• **DATASET CONTENT**:
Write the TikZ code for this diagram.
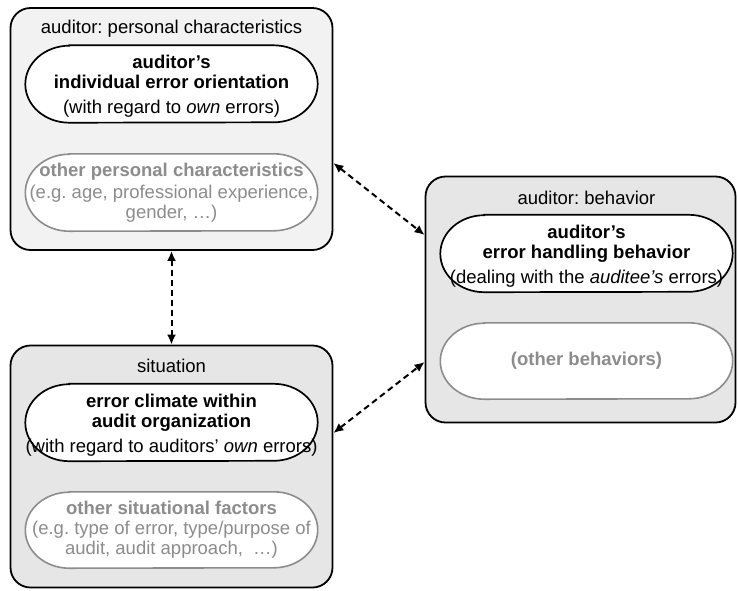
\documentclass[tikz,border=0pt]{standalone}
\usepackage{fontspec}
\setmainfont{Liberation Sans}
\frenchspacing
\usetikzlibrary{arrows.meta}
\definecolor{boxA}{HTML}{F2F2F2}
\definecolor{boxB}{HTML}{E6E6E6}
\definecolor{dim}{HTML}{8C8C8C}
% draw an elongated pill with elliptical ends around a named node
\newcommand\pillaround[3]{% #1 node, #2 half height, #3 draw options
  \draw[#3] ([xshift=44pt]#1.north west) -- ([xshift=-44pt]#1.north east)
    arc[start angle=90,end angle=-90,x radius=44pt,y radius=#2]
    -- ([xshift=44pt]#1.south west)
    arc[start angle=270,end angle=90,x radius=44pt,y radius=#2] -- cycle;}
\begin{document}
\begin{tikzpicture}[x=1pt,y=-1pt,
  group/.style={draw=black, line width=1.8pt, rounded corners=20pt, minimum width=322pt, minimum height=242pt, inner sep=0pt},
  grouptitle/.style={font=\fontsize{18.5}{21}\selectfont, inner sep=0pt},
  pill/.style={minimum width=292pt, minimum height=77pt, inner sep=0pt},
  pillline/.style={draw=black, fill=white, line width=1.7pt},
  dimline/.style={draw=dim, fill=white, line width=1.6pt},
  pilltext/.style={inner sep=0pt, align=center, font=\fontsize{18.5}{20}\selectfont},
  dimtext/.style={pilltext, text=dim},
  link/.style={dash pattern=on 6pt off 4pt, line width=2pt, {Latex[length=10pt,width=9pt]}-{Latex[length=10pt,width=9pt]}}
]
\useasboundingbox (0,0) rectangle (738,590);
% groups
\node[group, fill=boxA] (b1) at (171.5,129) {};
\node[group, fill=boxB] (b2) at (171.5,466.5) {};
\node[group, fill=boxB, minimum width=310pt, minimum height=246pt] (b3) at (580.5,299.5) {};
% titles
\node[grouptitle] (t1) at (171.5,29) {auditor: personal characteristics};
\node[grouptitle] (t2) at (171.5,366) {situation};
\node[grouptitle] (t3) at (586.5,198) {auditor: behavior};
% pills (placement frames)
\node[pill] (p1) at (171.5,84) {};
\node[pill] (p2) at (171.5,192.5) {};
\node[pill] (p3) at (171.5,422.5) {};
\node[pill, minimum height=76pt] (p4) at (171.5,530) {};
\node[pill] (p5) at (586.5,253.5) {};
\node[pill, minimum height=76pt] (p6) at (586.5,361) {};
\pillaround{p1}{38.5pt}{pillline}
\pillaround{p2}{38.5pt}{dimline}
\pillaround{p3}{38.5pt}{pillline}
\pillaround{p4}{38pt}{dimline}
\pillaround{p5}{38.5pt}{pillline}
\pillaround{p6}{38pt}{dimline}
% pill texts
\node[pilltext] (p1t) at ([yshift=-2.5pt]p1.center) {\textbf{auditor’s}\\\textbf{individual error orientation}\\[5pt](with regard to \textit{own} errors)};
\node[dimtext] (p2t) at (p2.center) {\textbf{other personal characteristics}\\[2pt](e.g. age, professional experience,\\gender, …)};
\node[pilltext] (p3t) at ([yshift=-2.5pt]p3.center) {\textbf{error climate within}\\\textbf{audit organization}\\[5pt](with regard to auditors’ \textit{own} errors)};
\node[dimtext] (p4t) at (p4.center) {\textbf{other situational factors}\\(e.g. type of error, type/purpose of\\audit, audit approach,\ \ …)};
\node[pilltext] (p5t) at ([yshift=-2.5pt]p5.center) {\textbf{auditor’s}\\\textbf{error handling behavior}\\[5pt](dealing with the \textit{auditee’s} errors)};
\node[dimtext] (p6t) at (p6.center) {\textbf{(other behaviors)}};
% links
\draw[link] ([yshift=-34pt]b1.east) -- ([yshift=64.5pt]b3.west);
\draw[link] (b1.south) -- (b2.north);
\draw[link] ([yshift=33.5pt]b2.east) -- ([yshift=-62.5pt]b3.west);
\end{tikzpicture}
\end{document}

• **PROBLEM STATEMENT**: Copy every line of the data word for word, omitting the images.

• **EXPECTED ANSWER**:
Write the TikZ code for this diagram.
\documentclass[tikz,border=0pt]{standalone}
\usepackage{fontspec}
\setmainfont{Liberation Sans}
\frenchspacing
\usetikzlibrary{arrows.meta}
\definecolor{boxA}{HTML}{F2F2F2}
\definecolor{boxB}{HTML}{E6E6E6}
\definecolor{dim}{HTML}{8C8C8C}
% draw an elongated pill with elliptical ends around a named node
\newcommand\pillaround[3]{% #1 node, #2 half height, #3 draw options
  \draw[#3] ([xshift=44pt]#1.north west) -- ([xshift=-44pt]#1.north east)
    arc[start angle=90,end angle=-90,x radius=44pt,y radius=#2]
    -- ([xshift=44pt]#1.south west)
    arc[start angle=270,end angle=90,x radius=44pt,y radius=#2] -- cycle;}
\begin{document}
\begin{tikzpicture}[x=1pt,y=-1pt,
  group/.style={draw=black, line width=1.8pt, rounded corners=20pt, minimum width=322pt, minimum height=242pt, inner sep=0pt},
  grouptitle/.style={font=\fontsize{18.5}{21}\selectfont, inner sep=0pt},
  pill/.style={minimum width=292pt, minimum height=77pt, inner sep=0pt},
  pillline/.style={draw=black, fill=white, line width=1.7pt},
  dimline/.style={draw=dim, fill=white, line width=1.6pt},
  pilltext/.style={inner sep=0pt, align=center, font=\fontsize{18.5}{20}\selectfont},
  dimtext/.style={pilltext, text=dim},
  link/.style={dash pattern=on 6pt off 4pt, line width=2pt, {Latex[length=10pt,width=9pt]}-{Latex[length=10pt,width=9pt]}}
]
\useasboundingbox (0,0) rectangle (738,590);
% groups
\node[group, fill=boxA] (b1) at (171.5,129) {};
\node[group, fill=boxB] (b2) at (171.5,466.5) {};
\node[group, fill=boxB, minimum width=310pt, minimum height=246pt] (b3) at (580.5,299.5) {};
% titles
\node[grouptitle] (t1) at (171.5,29) {auditor: personal characteristics};
\node[grouptitle] (t2) at (171.5,366) {situation};
\node[grouptitle] (t3) at (586.5,198) {auditor: behavior};
% pills (placement frames)
\node[pill] (p1) at (171.5,84) {};
\node[pill] (p2) at (171.5,192.5) {};
\node[pill] (p3) at (171.5,422.5) {};
\node[pill, minimum height=76pt] (p4) at (171.5,530) {};
\node[pill] (p5) at (586.5,253.5) {};
\node[pill, minimum height=76pt] (p6) at (586.5,361) {};
\pillaround{p1}{38.5pt}{pillline}
\pillaround{p2}{38.5pt}{dimline}
\pillaround{p3}{38.5pt}{pillline}
\pillaround{p4}{38pt}{dimline}
\pillaround{p5}{38.5pt}{pillline}
\pillaround{p6}{38pt}{dimline}
% pill texts
\node[pilltext] (p1t) at ([yshift=-2.5pt]p1.center) {\textbf{auditor’s}\\\textbf{individual error orientation}\\[5pt](with regard to \textit{own} errors)};
\node[dimtext] (p2t) at (p2.center) {\textbf{other personal characteristics}\\[2pt](e.g. age, professional experience,\\gender, …)};
\node[pilltext] (p3t) at ([yshift=-2.5pt]p3.center) {\textbf{error climate within}\\\textbf{audit organization}\\[5pt](with regard to auditors’ \textit{own} errors)};
\node[dimtext] (p4t) at (p4.center) {\textbf{other situational factors}\\(e.g. type of error, type/purpose of\\audit, audit approach,\ \ …)};
\node[pilltext] (p5t) at ([yshift=-2.5pt]p5.center) {\textbf{auditor’s}\\\textbf{error handling behavior}\\[5pt](dealing with the \textit{auditee’s} errors)};
\node[dimtext] (p6t) at (p6.center) {\textbf{(other behaviors)}};
% links
\draw[link] ([yshift=-34pt]b1.east) -- ([yshift=64.5pt]b3.west);
\draw[link] (b1.south) -- (b2.north);
\draw[link] ([yshift=33.5pt]b2.east) -- ([yshift=-62.5pt]b3.west);
\end{tikzpicture}
\end{document}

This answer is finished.